I’m guessing you meant this sarcastically, but you may have been right for the wrong reasons. Look at this graph, by the metric of the way the fediverse works that is a failure. Apple and Google are massively dominant because people don’t want to think about it and most just go with their phone os maker who makes them create one when setting it up, and there is no fediverse server equivalent to that.

a graph of email users by domain. apple and gmail dominate.

[–] [email protected] 1 points 3 hours ago

Wow, I wouldn't have thought that Apple Mail is more popular than Gmail.

[–] [email protected] 2 points 7 hours ago (1 children)

So you are saying Mastodon won't take off because people need to choose a server but also because having a "default" where majority will ptobably end up is bad - but this is literally the solution to the problem you mentioned

[–] [email protected] 2 points 3 hours ago* (last edited 3 hours ago)

It's the solution on the user experience side, but not the backend/server side. For both infrastructure and idealogical reasons.

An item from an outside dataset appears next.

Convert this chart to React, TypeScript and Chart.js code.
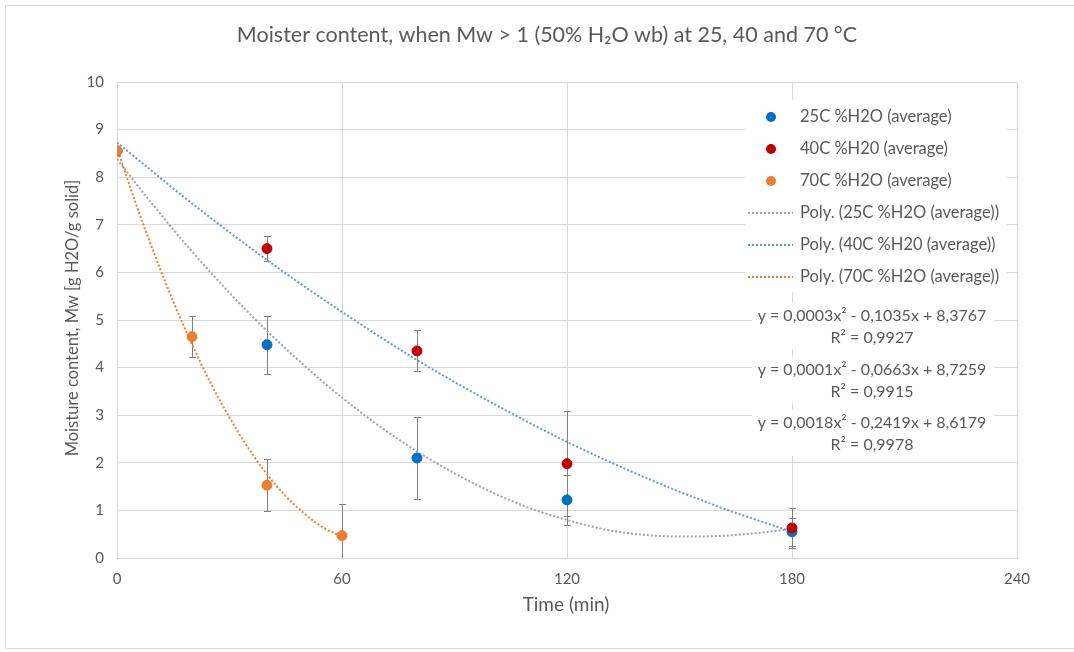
import { useEffect, useRef } from 'react';
import { Chart, registerables } from 'chart.js';
Chart.register(...registerables);

// ---- data ----
const t25 = [0, 40, 80, 120, 180];
const m25 = [8.55, 4.48, 2.1, 1.22, 0.55];
const e25 = [0, 0.61, 0.87, 0.52, 0.3];

const t40 = [0, 40, 80, 120, 180];
const m40 = [8.55, 6.5, 4.35, 1.98, 0.63];
const e40 = [0, 0.27, 0.43, 1.1, 0.42];

const t70 = [0, 20, 40, 60];
const m70 = [8.55, 4.65, 1.53, 0.47];
const e70 = [0, 0.43, 0.55, 0.66];

const trendT25 = [0, 10, 20, 30, 40, 50, 60, 70, 80, 90, 100, 110, 120, 130, 140, 150, 160, 170, 180];
const trendM25 = [8.38, 7.38, 6.44, 5.57, 4.77, 4.04, 3.37, 2.77, 2.24, 1.78, 1.38, 1.05, 0.8, 0.6, 0.49, 0.45, 0.46, 0.52, 0.61];

const trendT40 = [0, 20, 40, 60, 80, 100, 120, 140, 160, 180];
const trendM40 = [8.73, 7.45, 6.26, 5.17, 4.16, 3.26, 2.44, 1.72, 1.09, 0.55];

const trendT70 = [0, 5, 10, 15, 20, 25, 30, 35, 40, 45, 50, 55, 60];
const trendM70 = [8.62, 7.45, 6.38, 5.39, 4.49, 3.67, 2.95, 2.31, 1.76, 1.3, 0.93, 0.64, 0.45];

const legendLabels = [
  '25C %H2O (average)',
  '40C %H20 (average)',
  '70C %H2O (average)',
  'Poly. (25C %H2O (average))',
  'Poly. (40C %H20 (average))',
  'Poly. (70C %H2O (average))',
];
const equations = [
  ['y = 0,0003x² - 0,1035x + 8,3767', 'R² = 0,9927'],
  ['y = 0,0001x² - 0,0663x + 8,7259', 'R² = 0,9915'],
  ['y = 0,0018x² - 0,2419x + 8,6179', 'R² = 0,9978'],
];
const titleText = 'Moister content, when Mw > 1 (50% H₂O wb) at 25, 40 and 70 °C';
const xTitle = 'Time (min)';
const yTitle = 'Moisture content, Mw [g H2O/g solid]';

const BLUE = '#0070C0';
const RED = '#C00000';
const ORANGE = '#ED7D31';
const TREND25 = '#9AA3AD';
const TREND40 = '#5B9BD5';
const TREND70 = '#ED7D31';
const TEXT = '#595959';
const GRID = '#d9d9d9';
const FONT = 'Lato, "Open Sans", sans-serif';

const pts = (xs: number[], ys: number[]) => xs.map((x, i) => ({ x, y: ys[i] }));

export default function App() {
  const ref = useRef<HTMLCanvasElement>(null);
  useEffect(() => {
    document.body.style.margin = '0';
    const canvas = ref.current!;

    const errorSets = [
      { ds: 0, err: e70 },
      { ds: 1, err: e40 },
      { ds: 2, err: e25 },
    ];

    const deco = {
      id: 'deco',
      beforeDatasetsDraw(chart: any) {
        const { ctx, chartArea, scales } = chart;
        ctx.save();
        ctx.beginPath();
        ctx.rect(chartArea.left, chartArea.top, chartArea.right - chartArea.left, chartArea.bottom - chartArea.top);
        ctx.clip();
        ctx.strokeStyle = '#7f7f7f';
        ctx.lineWidth = 1;
        errorSets.forEach(({ ds, err }) => {
          const data = chart.data.datasets[ds].data as { x: number; y: number }[];
          data.forEach((p, i) => {
            const e = err[i];
            if (!e) return;
            const x = Math.round(scales.x.getPixelForValue(p.x)) + 0.5;
            const yt = Math.round(scales.y.getPixelForValue(p.y + e)) + 0.5;
            const yb = Math.round(scales.y.getPixelForValue(p.y - e)) + 0.5;
            ctx.beginPath();
            ctx.moveTo(x, yt);
            ctx.lineTo(x, yb);
            ctx.moveTo(x - 3.5, yt);
            ctx.lineTo(x + 3.5, yt);
            ctx.moveTo(x - 3.5, yb);
            ctx.lineTo(x + 3.5, yb);
            ctx.stroke();
          });
        });
        ctx.restore();
      },
      afterDraw(chart: any) {
        const { ctx } = chart;
        ctx.save();
        // outer frame
        ctx.strokeStyle = '#d9d9d9';
        ctx.lineWidth = 1;
        ctx.strokeRect(5.5, 5.5, 1100, 643);
        // title
        ctx.fillStyle = TEXT;
        ctx.textAlign = 'center';
        ctx.textBaseline = 'middle';
        ctx.font = `21.5px ${FONT}`;
        ctx.fillText(titleText, 547, 35);
        // axis titles
        ctx.font = `19px ${FONT}`;
        ctx.fillText(xTitle, 566, 605);
        ctx.save();
        ctx.translate(73, 318);
        ctx.rotate(-Math.PI / 2);
        ctx.font = `16.5px ${FONT}`;
        ctx.fillText(yTitle, 0, 0);
        ctx.restore();

        // legend
        ctx.fillStyle = '#ffffff';
        ctx.fillRect(745, 100, 262, 192);
        const rowY = [117, 149, 181, 213, 245, 277];
        const markerColors = [BLUE, RED, ORANGE];
        const lineColors = [TREND25, TREND40, TREND70];
        ctx.font = `16.5px ${FONT}`;
        ctx.textAlign = 'left';
        legendLabels.forEach((lab, i) => {
          const y = rowY[i];
          if (i < 3) {
            ctx.fillStyle = markerColors[i];
            ctx.beginPath();
            ctx.arc(771, y, 5, 0, Math.PI * 2);
            ctx.fill();
          } else {
            ctx.strokeStyle = lineColors[i - 3];
            ctx.lineWidth = 2;
            ctx.setLineDash([2, 2]);
            ctx.beginPath();
            ctx.moveTo(748, y);
            ctx.lineTo(793, y);
            ctx.stroke();
            ctx.setLineDash([]);
          }
          ctx.fillStyle = TEXT;
          ctx.fillText(lab, 800, y);
        });

        // equations
        const eqY = [316, 370, 423];
        ctx.textAlign = 'center';
        ctx.font = `16px ${FONT}`;
        equations.forEach((eq, i) => {
          const y = eqY[i];
          ctx.fillStyle = '#ffffff';
          ctx.fillRect(752, y - 13, 242, 46);
          ctx.fillStyle = TEXT;
          ctx.fillText(eq[0], 872, y);
          ctx.fillText(eq[1], 872, y + 22);
        });
        ctx.restore();
      },
    };

    const chart = new Chart(canvas, {
      type: 'scatter',
      data: {
        datasets: [
          { label: legendLabels[2], data: pts(t70, m70), backgroundColor: ORANGE, borderColor: ORANGE, pointRadius: 5, pointHoverRadius: 5, showLine: false },
          { label: legendLabels[1], data: pts(t40, m40), backgroundColor: RED, borderColor: RED, pointRadius: 5, pointHoverRadius: 5, showLine: false },
          { label: legendLabels[0], data: pts(t25, m25), backgroundColor: BLUE, borderColor: BLUE, pointRadius: 5, pointHoverRadius: 5, showLine: false },
          { label: legendLabels[5], data: pts(trendT70, trendM70), borderColor: TREND70, borderWidth: 2, borderDash: [2, 2], pointRadius: 0, showLine: true, tension: 0.4, cubicInterpolationMode: 'monotone' },
          { label: legendLabels[4], data: pts(trendT40, trendM40), borderColor: TREND40, borderWidth: 2, borderDash: [2, 2], pointRadius: 0, showLine: true, tension: 0.4, cubicInterpolationMode: 'monotone' },
          { label: legendLabels[3], data: pts(trendT25, trendM25), borderColor: TREND25, borderWidth: 2, borderDash: [2, 2], pointRadius: 0, showLine: true, tension: 0.4, cubicInterpolationMode: 'monotone' },
        ] as any,
      },
      options: {
        responsive: false,
        animation: false,
        devicePixelRatio: 1,
        layout: { padding: { top: 82, right: 57, bottom: 0, left: 0 } },
        plugins: { legend: { display: false }, title: { display: false }, tooltip: { enabled: false } },
        scales: {
          x: {
            type: 'linear',
            min: 0,
            max: 240,
            ticks: { stepSize: 60, color: TEXT, font: { family: FONT, size: 15 }, padding: 12 },
            grid: { color: GRID, drawTicks: false },
            border: { color: GRID },
            afterFit: (s: any) => { s.height = 94; },
          },
          y: {
            type: 'linear',
            min: 0,
            max: 10,
            ticks: { stepSize: 1, color: TEXT, font: { family: FONT, size: 15 }, padding: 13 },
            grid: { color: GRID, drawTicks: false },
            border: { color: GRID },
            afterFit: (s: any) => { s.width = 117; },
          },
        },
      } as any,
      plugins: [deco],
    });
    return () => chart.destroy();
  }, []);
  return (
    <div style={{ width: 1074, height: 652, position: 'relative', background: '#fff' }}>
      <canvas ref={ref} width={1074} height={652} style={{ display: 'block' }} />
    </div>
  );
}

These two things don't have to be the same.

Disney parks wants park visitors to feel like their exploring, but design in such a way that thepy don't actually stray that far from the preferred paths. Also they have clear sign posting.

There's no reason the fediverse can't design the opposite. Helping users into feeling like there's a set path, and that they're doing the right thing, while subtly encouraging exploration.

It's just the opposite of where all talent and techniques of internet software design are right now, so it's going to take some work.

Edit: Most people don't jump into a hedge to get off the main road, they find a small, unplanned trail or desire path, then learn to navigate the jungle when that path ends.

[–] [email protected] 6 points 9 hours ago

I don’t think I’ve ever received an e-mail from an Apple Mail address.

[–] [email protected] 23 points 12 hours ago (1 children)

This looks like it's conflating service providers and clients. Thunderbird doesn't provide email accounts to the public as far as I know.

[–] [email protected] 1 points 10 hours ago* (last edited 10 hours ago) (2 children)

~~Same with Apple mail right? I never used an Apple device and was shocked to see them over Gmail because I thought Apple actually gives email service when I saw the graph~~

[–] [email protected] 6 points 10 hours ago (1 children)

Apple does have an email service, but I think "Apple Mail" is the name is the client, not the service.

[–] [email protected] 4 points 10 hours ago (1 children)

Apple does give email service for two decades now

[–] [email protected] 2 points 10 hours ago

Oh I see. Thanks for the clarification.

[–] [email protected] 11 points 16 hours ago* (last edited 16 hours ago) (1 children)

Nevertheless email stays the defacto standard for business communication and has stayed intercompatible with a wide range of clients, servers and plugins. So this graph could be better but is apparently not a big issue as long as companies and unis keep running their own servers, forcing big tech to stay with the standards.

[–] [email protected] 6 points 15 hours ago* (last edited 15 hours ago) (1 children)

That works when the decentralized protocol is the 800 lb gorilla first. You can’t get there with the fediverse in this internet era, sadly.

Email also doesn’t have a moderation factor that requires emotional work.

[–] [email protected] 2 points 6 hours ago* (last edited 6 hours ago)

The matrix protocol is a good example to prove you wrong. It has been popularized in the past 5-6 years (i.e. this era of the internet) it has well over 100 million users and growing, is being used in hundreds of universities and wont stop growing, is being used by government bodies all over the world and has unified most of the software dev landscape into one protocol. Its hard fucking work and you have to start with exactly those groups which are easier to convince and then you can move on to the average consumer. Thats how email did it and thats how matrix will do it.